Monday, November 3, 2008

WHERE DEMOCRACY BEGINS

Tomorrow, our country will elect the 44th President of the United States and when we do, history will be unalterably changed. Over the last few months, much has been made out of what is expected to be a historically large turnout for a Presidential election, yet no matter what happens, 60 to 70 million people will make the decision not to vote.

Gore Vidal once commented, "Half of Americans have never read a paper. Half have never voted in an election. We can only hope that they are the same half."

I can remember how proud I was the first time I got to vote in the Presidential election. In was 1984 and I had turned 18 just a month before the election. At the time I didn't know much of anything about politics but I read the paper, I watched the debates, and studied what each of the candidates was putting forth as policy. When all was said and done, I realized I was most closely aligned with President Reagan and that's who I voted for.

Three months before, I had gone down to the Post Office to register for the draft - where we ever to need one. I remember coming home and telling my mother I had registered and she cried. At that moment, she felt her baby had grown up. I didn't feel it then. I felt it 97 days later when I walked into the voting booth and cast my vote as an American adult for something that mattered. Suddenly, my voice was just as important as everyone else's. I've never felt more like an American than I did that day.
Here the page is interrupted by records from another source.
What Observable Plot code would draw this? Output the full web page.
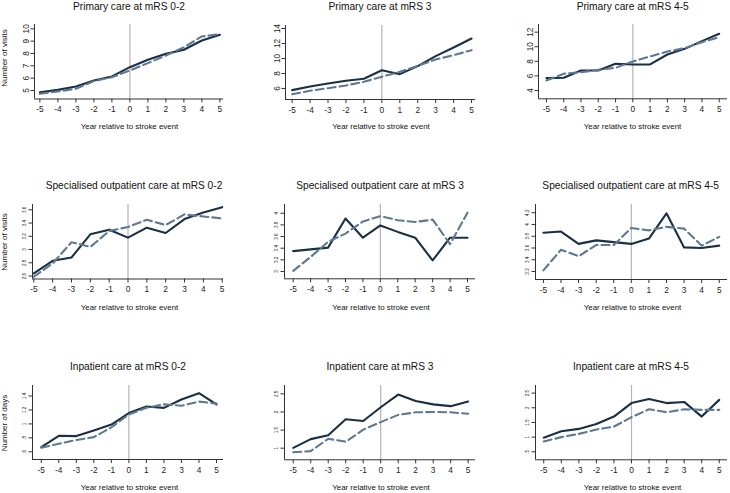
<!DOCTYPE html>
<html>
<head>
<meta charset="utf-8">
<script src="https://cdn.jsdelivr.net/npm/d3@7"></script>
<script src="https://cdn.jsdelivr.net/npm/@observablehq/plot@0.6"></script>
<style>
  html, body { margin: 0; padding: 0; background: #fff; }
  #chart { position: relative; width: 730px; height: 493px; overflow: hidden; font-family: "Liberation Sans", Arial, sans-serif; }
  .lbl { position: absolute; white-space: nowrap; line-height: 1; color: #111; transform: translate(-50%, -50%); }
  .ylab { transform: translate(-50%, -50%) rotate(-90deg); }
  svg { position: absolute; overflow: visible; }
</style>
</head>
<body>
<div id="chart"></div>
<script>
// ---------- data ----------
const years = [-5, -4, -3, -2, -1, 0, 1, 2, 3, 4, 5];

const titles = [
  "Primary care at mRS 0-2", "Primary care at mRS 3", "Primary care at mRS 4-5",
  "Specialised outpatient care at mRS 0-2", "Specialised outpatient care at mRS 3", "Specialised outpatient care at mRS 4-5",
  "Inpatient care at mRS 0-2", "Inpatient care at mRS 3", "Inpatient care at mRS 4-5"
];
const yLabels = ["Number of visits", "Number of visits", "Number of days"];
const xLabel = "Year relative to stroke event";

// solid series
const primary02Solid = [4.86, 5.05, 5.32, 5.81, 6.14, 6.89, 7.49, 7.97, 8.30, 9.05, 9.51];
const primary3Solid  = [5.78, 6.27, 6.67, 7.02, 7.29, 8.44, 7.91, 8.98, 10.31, 11.47, 12.67];
const primary45Solid = [5.69, 5.74, 6.74, 6.74, 7.66, 7.57, 7.57, 8.94, 9.71, 10.77, 11.77];
const special02Solid = [2.64, 2.83, 2.88, 3.23, 3.30, 3.18, 3.33, 3.25, 3.46, 3.56, 3.64];
const special3Solid  = [3.35, 3.38, 3.41, 3.91, 3.58, 3.79, 3.68, 3.58, 3.19, 3.58, 3.58];
const special45Solid = [3.86, 3.88, 3.67, 3.73, 3.70, 3.67, 3.76, 4.19, 3.61, 3.60, 3.64];
const inpat02Solid   = [0.667, 0.83, 0.825, 0.905, 0.99, 1.156, 1.25, 1.23, 1.35, 1.44, 1.28];
const inpat3Solid    = [1.01, 1.25, 1.36, 1.80, 1.75, 2.13, 2.48, 2.30, 2.21, 2.16, 2.29];
const inpat45Solid   = [0.98, 1.20, 1.28, 1.45, 1.70, 2.16, 2.30, 2.16, 2.20, 1.70, 2.27];

// dashed series
const primary02Dash = [4.73, 4.92, 5.14, 5.76, 6.08, 6.62, 7.22, 7.84, 8.51, 9.38, 9.57];
const primary3Dash  = [5.24, 5.69, 6.04, 6.40, 6.89, 7.56, 8.22, 9.02, 9.87, 10.44, 11.11];
const primary45Dash = [5.37, 6.29, 6.51, 6.83, 7.11, 7.98, 8.66, 9.35, 9.81, 10.63, 11.31];
const special02Dash = [2.59, 2.79, 3.11, 3.04, 3.28, 3.34, 3.45, 3.37, 3.53, 3.50, 3.47];
const special3Dash  = [3.01, 3.25, 3.51, 3.65, 3.86, 3.95, 3.88, 3.85, 3.89, 3.47, 4.01];
const special45Dash = [3.22, 3.57, 3.46, 3.65, 3.65, 3.94, 3.90, 3.96, 3.93, 3.64, 3.79];
const inpat02Dash   = [0.66, 0.715, 0.77, 0.81, 0.95, 1.135, 1.23, 1.28, 1.26, 1.32, 1.29];
const inpat3Dash    = [0.89, 0.92, 1.26, 1.18, 1.51, 1.72, 1.92, 1.99, 2.00, 1.99, 1.95];
const inpat45Dash   = [0.85, 1.00, 1.11, 1.26, 1.36, 1.68, 1.95, 1.85, 1.95, 1.93, 1.93];

// y tick values
const yTicks = [
  [5, 6, 7, 8, 9, 10], [6, 8, 10, 12, 14], [4, 6, 8, 10, 12],
  [2.6, 2.8, 3, 3.2, 3.4, 3.6], [3, 3.2, 3.4, 3.6, 3.8, 4], [3.2, 3.4, 3.6, 3.8, 4, 4.2],
  [0.6, 0.8, 1, 1.2, 1.4], [1, 1.5, 2, 2.5], [0.5, 1, 1.5, 2, 2.5]
];

const solids = [primary02Solid, primary3Solid, primary45Solid, special02Solid, special3Solid, special45Solid, inpat02Solid, inpat3Solid, inpat45Solid];
const dashes = [primary02Dash, primary3Dash, primary45Dash, special02Dash, special3Dash, special45Dash, inpat02Dash, inpat3Dash, inpat45Dash];

// ---------- layout ----------
const solidColor = "#1b2f45";
const dashColor = "#5f7893";
const colLeft = [0, 245, 490], colWidth = [245, 245, 240];
const rowTop = [10, 190, 370], rowHeight = 112;
// frame edges (page px) and domains
const frames = [
  {l: 34, r: 223, t: 24, b: 98.5, xd: [-5.3, 5.2], yd: [4.31, 10.35]},
  {l: 285, r: 475, t: 25, b: 99, xd: [-5.37, 5.22], yd: [4.53, 14.4]},
  {l: 538, r: 727, t: 24, b: 98.3, xd: [-5.46, 5.48], yd: [2.86, 13.05]},
  {l: 32, r: 223, t: 204, b: 278.5, xd: [-5.07, 5.07], yd: [2.555, 3.68]},
  {l: 284, r: 475, t: 204, b: 278.3, xd: [-5.5, 5.46], yd: [2.875, 4.15]},
  {l: 535, r: 727, t: 204, b: 279, xd: [-5.45, 5.47], yd: [3.064, 4.34]},
  {l: 32, r: 223, t: 385, b: 459, xd: [-5.5, 5.4], yd: [0.49, 1.55]},
  {l: 284, r: 475, t: 385, b: 459.3, xd: [-5.5, 5.42], yd: [0.68, 2.73]},
  {l: 535, r: 727, t: 385, b: 459.3, xd: [-5.47, 5.47], yd: [0.227, 2.76]}
];
const titlePos = [[129, 7], [380, 7], [632.7, 7], [134, 186], [380, 186], [630.7, 186], [128, 367], [380, 367], [631, 367]];
const xLabelY = [127, 307.7, 488];
const xLabelX = [129.5, 381, 632.5];
const yLabelY = [58, 241.7, 422.5];

const fmt = d => String(d).replace(/^0\./, ".");
const chart = document.getElementById("chart");

function addLabel(text, x, y, size, cls) {
  const el = document.createElement("div");
  el.className = "lbl" + (cls ? " " + cls : "");
  el.textContent = text;
  el.style.left = x + "px";
  el.style.top = y + "px";
  el.style.fontSize = size + "px";
  chart.appendChild(el);
}

for (let i = 0; i < 9; i++) {
  const row = Math.floor(i / 3), col = i % 3;
  const f = frames[i];
  const L = colLeft[col], T = rowTop[row], W = colWidth[col], H = rowHeight;
  const data = years.map((yr, k) => ({year: yr, solid: solids[i][k], dash: dashes[i][k]}));
  const yFont = row === 0 ? 8.3 : 4.6;
  const yPad = row === 0 ? 2.5 : 3.5;
  const svg = Plot.plot({
    width: W, height: H,
    marginLeft: f.l - L, marginRight: L + W - f.r,
    marginTop: f.t - T, marginBottom: T + H - f.b,
    x: {domain: f.xd, axis: null},
    y: {domain: f.yd, axis: null},
    style: {fontFamily: '"Liberation Sans", Arial, sans-serif', background: "transparent", color: "#222"},
    marks: [
      Plot.ruleX([0], {stroke: "#b4b4b4", strokeWidth: 1.2}),
      Plot.ruleX([f.xd[0]], {stroke: "#333", strokeWidth: 1}),
      Plot.ruleY([f.yd[0]], {stroke: "#333", strokeWidth: 1}),
      Plot.axisX({ticks: years, tickSize: 4, tickPadding: 3.5, fontSize: 8.3, label: null, tickFormat: d => String(d), stroke: "#333"}),
      Plot.axisY({ticks: yTicks[i], tickSize: 3.5, tickPadding: yPad, tickRotate: -90, fontSize: yFont, label: null, tickFormat: fmt, stroke: "#333"}),
      Plot.line(data, {x: "year", y: "solid", stroke: solidColor, strokeWidth: 2.1}),
      Plot.line(data, {x: "year", y: "dash", stroke: dashColor, strokeWidth: 2.1, strokeDasharray: "8,4"})
    ]
  });
  svg.style.left = L + "px";
  svg.style.top = T + "px";
  chart.appendChild(svg);

  addLabel(titles[i], titlePos[i][0], titlePos[i][1], 10.2);
  addLabel(xLabel, xLabelX[col], xLabelY[row], 7.9);
  if (col === 0) addLabel(yLabels[row], 5, yLabelY[row], 8, "ylab");
}
</script>
</body>
</html>
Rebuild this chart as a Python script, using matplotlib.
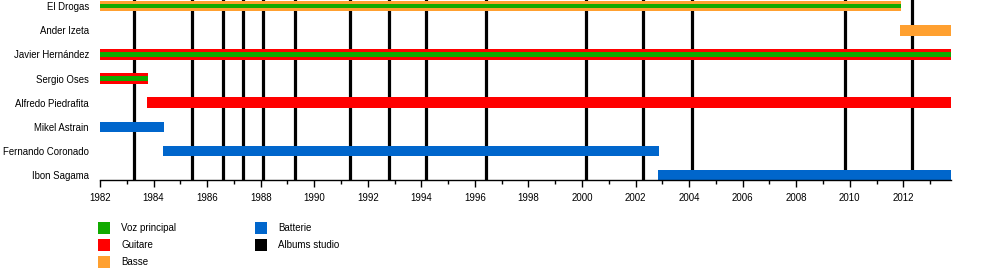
import matplotlib.pyplot as plt
from matplotlib.patches import Rectangle
from matplotlib.ticker import MultipleLocator

plt.rcParams['font.family'] = ['Liberation Sans', 'DejaVu Sans']

members = ['El Drogas', 'Ander Izeta', 'Javier Hernández', 'Sergio Oses',
           'Alfredo Piedrafita', 'Mikel Astrain', 'Fernando Coronado', 'Ibon Sagama']

# (member, start, end, role) -- main bars
bars = [
    ('El Drogas', 1982.0, 2011.9, 'Basse'),
    ('Ander Izeta', 2011.87, 2013.78, 'Basse'),
    ('Javier Hernández', 1982.0, 2013.78, 'Guitare'),
    ('Sergio Oses', 1982.0, 1983.78, 'Guitare'),
    ('Alfredo Piedrafita', 1983.75, 2013.78, 'Guitare'),
    ('Mikel Astrain', 1982.0, 1984.39, 'Batterie'),
    ('Fernando Coronado', 1984.35, 2002.87, 'Batterie'),
    ('Ibon Sagama', 2002.84, 2013.78, 'Batterie'),
]
# thin stripes (vocals)
stripes = [
    ('El Drogas', 1982.0, 2011.9, 'Voz principal'),
    ('Javier Hernández', 1982.0, 2013.78, 'Voz principal'),
    ('Sergio Oses', 1982.0, 1983.78, 'Voz principal'),
]

albums = [1983.27, 1985.45, 1986.59, 1987.35, 1988.1, 1989.29, 1991.35, 1992.78,
          1994.18, 1996.43, 2000.14, 2002.26, 2004.12, 2009.83, 2012.31]

colors = {
    'Voz principal': '#11aa00',
    'Guitare': '#ff0000',
    'Basse': '#ffa030',
    'Batterie': '#0066cc',
    'Albums studio': '#000000',
}
legend_order = ['Voz principal', 'Guitare', 'Basse', 'Batterie', 'Albums studio']

fig = plt.figure(figsize=(10, 2.8), dpi=100)
ax = fig.add_axes([0.1, 0.357, 0.851, 0.643])

row = {m: i for i, m in enumerate(members)}

for x in albums:
    ax.axvline(x, color='black', lw=2.3, zorder=1)

for m, s, e, r in bars:
    ax.barh(row[m], e - s, left=s, height=0.44, color=colors[r], lw=0, zorder=2)
for m, s, e, r in stripes:
    ax.barh(row[m], e - s, left=s, height=0.19, color=colors[r], lw=0, zorder=3)

ax.set_xlim(1982, 2013.78)
ax.set_ylim(7.2, -0.25)
ax.set_yticks(range(len(members)))
ax.set_yticklabels(members, fontsize=6.9)
ax.tick_params(axis='y', length=0, pad=8)
ax.xaxis.set_major_locator(MultipleLocator(2))
ax.xaxis.set_minor_locator(MultipleLocator(1))
ax.tick_params(axis='x', which='major', length=5, width=1, labelsize=7, pad=4)
ax.tick_params(axis='x', which='minor', length=3, width=1)
for side in ['top', 'right', 'left']:
    ax.spines[side].set_visible(False)
ax.spines['bottom'].set_linewidth(1)

# legend, two columns
for i, name in enumerate(legend_order):
    col, r = divmod(i, 3)
    x0 = 0.098 + col * 0.157
    y0 = 1 - (222 + r * 17 + 12) / 280
    fig.add_artist(Rectangle((x0, y0), 0.012, 12 / 280, color=colors[name],
                             transform=fig.transFigure, lw=0))
    fig.text(x0 + 0.023, y0 + 6 / 280, name, fontsize=7, va='center')

fig.savefig('out.png', dpi=100)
I have a friend who's a fellow dad in my Boy Scout Troop. He is Middle Eastern and has lived all over the world in countries where we now find ourselves fighting, in others most of us would be challenged to find on a map. He has lived through all kinds of governments, all kinds of ideologies, all kinds of freedoms. Two months ago, he became a United States citizen and tomorrow, for the first time, he will vote as an American citizen.

Win or lose, he has a voice. We each have a voice. And no matter what it takes, tomorrow, it is our responsibility to use it.